● DATASET EXTRACT
***

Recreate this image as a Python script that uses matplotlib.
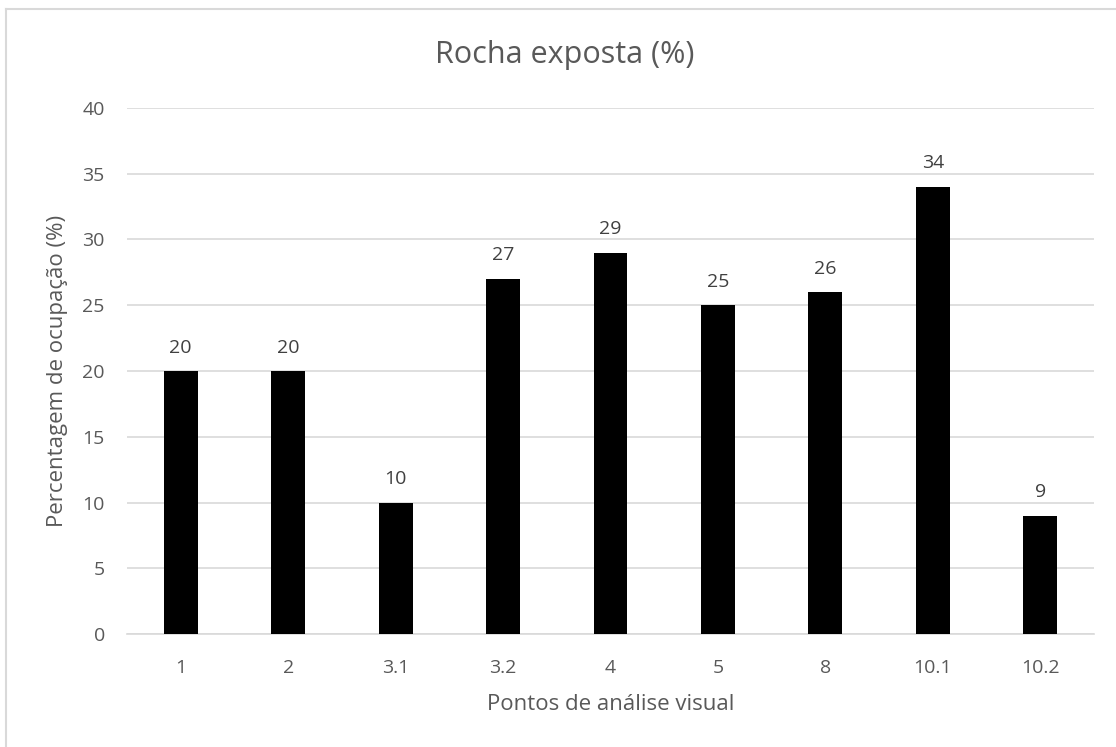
import matplotlib.pyplot as plt
from matplotlib.lines import Line2D

plt.rcParams['font.family'] = ['Open Sans', 'DejaVu Sans']

pontos = ["1", "2", "3.1", "3.2", "4", "5", "8", "10.1", "10.2"]
rocha = [20, 20, 10, 27, 29, 25, 26, 34, 9]

W, H = 1116, 747
fig = plt.figure(figsize=(W / 100, H / 100), dpi=100)
# plot area: x 127..1094 px, y 108..634 px
ax = fig.add_axes([127 / W, 1 - 634.3 / H, 967 / W, 526.6 / H])

x = range(len(pontos))
ax.bar(x, rocha, width=0.315, color="black", zorder=3)
for xi, v in zip(x, rocha):
    ax.text(xi, v + 1.4, str(v), ha="center", va="baseline", fontsize=14, color="#404040")

ax.set_xlim(-0.5, len(pontos) - 0.5)
ax.set_ylim(0, 40)
ax.set_yticks(range(0, 41, 5))
ax.set_xticks(list(x))
ax.set_xticklabels(pontos)
ax.grid(axis="y", color="#d9d9d9", linewidth=1.2, zorder=0)
for s in ["top", "right", "left"]:
    ax.spines[s].set_visible(False)
ax.spines["bottom"].set_color("#d9d9d9")
ax.spines["bottom"].set_linewidth(1.2)
ax.tick_params(axis="both", length=0, labelsize=14, labelcolor="#595959")
ax.tick_params(axis="x", pad=18)
ax.tick_params(axis="y", pad=16)

fig.text(565 / W, 1 - 55 / H, "Rocha exposta (%)", ha="center", va="center",
         fontsize=22, color="#595959")
ax.set_xlabel("Pontos de análise visual", fontsize=16, color="#595959", va="center")
ax.xaxis.set_label_coords(0.5, (634.3 - 705) / 526.6)
ax.set_ylabel("Percentagem de ocupação (%)", fontsize=16, color="#595959", va="center")
ax.yaxis.set_label_coords((57 - 127) / 967, 0.5)

# chart-area border (only top and left edges are visible in the crop)
fig.add_artist(Line2D([5.5 / W, 5.5 / W], [0, 1 - 9 / H], transform=fig.transFigure,
                      color="#d9d9d9", linewidth=1.5))
fig.add_artist(Line2D([5.5 / W, 1], [1 - 9 / H, 1 - 9 / H], transform=fig.transFigure,
                      color="#d9d9d9", linewidth=1.5))

fig.savefig("out.png", dpi=100)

***

● WHAT THE TASK REQUIRES
Output the material word for word, omitting its pictures.

● FINAL RESULT
Recreate this image as a Python script that uses matplotlib.
import matplotlib.pyplot as plt
from matplotlib.lines import Line2D

plt.rcParams['font.family'] = ['Open Sans', 'DejaVu Sans']

pontos = ["1", "2", "3.1", "3.2", "4", "5", "8", "10.1", "10.2"]
rocha = [20, 20, 10, 27, 29, 25, 26, 34, 9]

W, H = 1116, 747
fig = plt.figure(figsize=(W / 100, H / 100), dpi=100)
# plot area: x 127..1094 px, y 108..634 px
ax = fig.add_axes([127 / W, 1 - 634.3 / H, 967 / W, 526.6 / H])

x = range(len(pontos))
ax.bar(x, rocha, width=0.315, color="black", zorder=3)
for xi, v in zip(x, rocha):
    ax.text(xi, v + 1.4, str(v), ha="center", va="baseline", fontsize=14, color="#404040")

ax.set_xlim(-0.5, len(pontos) - 0.5)
ax.set_ylim(0, 40)
ax.set_yticks(range(0, 41, 5))
ax.set_xticks(list(x))
ax.set_xticklabels(pontos)
ax.grid(axis="y", color="#d9d9d9", linewidth=1.2, zorder=0)
for s in ["top", "right", "left"]:
    ax.spines[s].set_visible(False)
ax.spines["bottom"].set_color("#d9d9d9")
ax.spines["bottom"].set_linewidth(1.2)
ax.tick_params(axis="both", length=0, labelsize=14, labelcolor="#595959")
ax.tick_params(axis="x", pad=18)
ax.tick_params(axis="y", pad=16)

fig.text(565 / W, 1 - 55 / H, "Rocha exposta (%)", ha="center", va="center",
         fontsize=22, color="#595959")
ax.set_xlabel("Pontos de análise visual", fontsize=16, color="#595959", va="center")
ax.xaxis.set_label_coords(0.5, (634.3 - 705) / 526.6)
ax.set_ylabel("Percentagem de ocupação (%)", fontsize=16, color="#595959", va="center")
ax.yaxis.set_label_coords((57 - 127) / 967, 0.5)

# chart-area border (only top and left edges are visible in the crop)
fig.add_artist(Line2D([5.5 / W, 5.5 / W], [0, 1 - 9 / H], transform=fig.transFigure,
                      color="#d9d9d9", linewidth=1.5))
fig.add_artist(Line2D([5.5 / W, 1], [1 - 9 / H, 1 - 9 / H], transform=fig.transFigure,
                      color="#d9d9d9", linewidth=1.5))

fig.savefig("out.png", dpi=100)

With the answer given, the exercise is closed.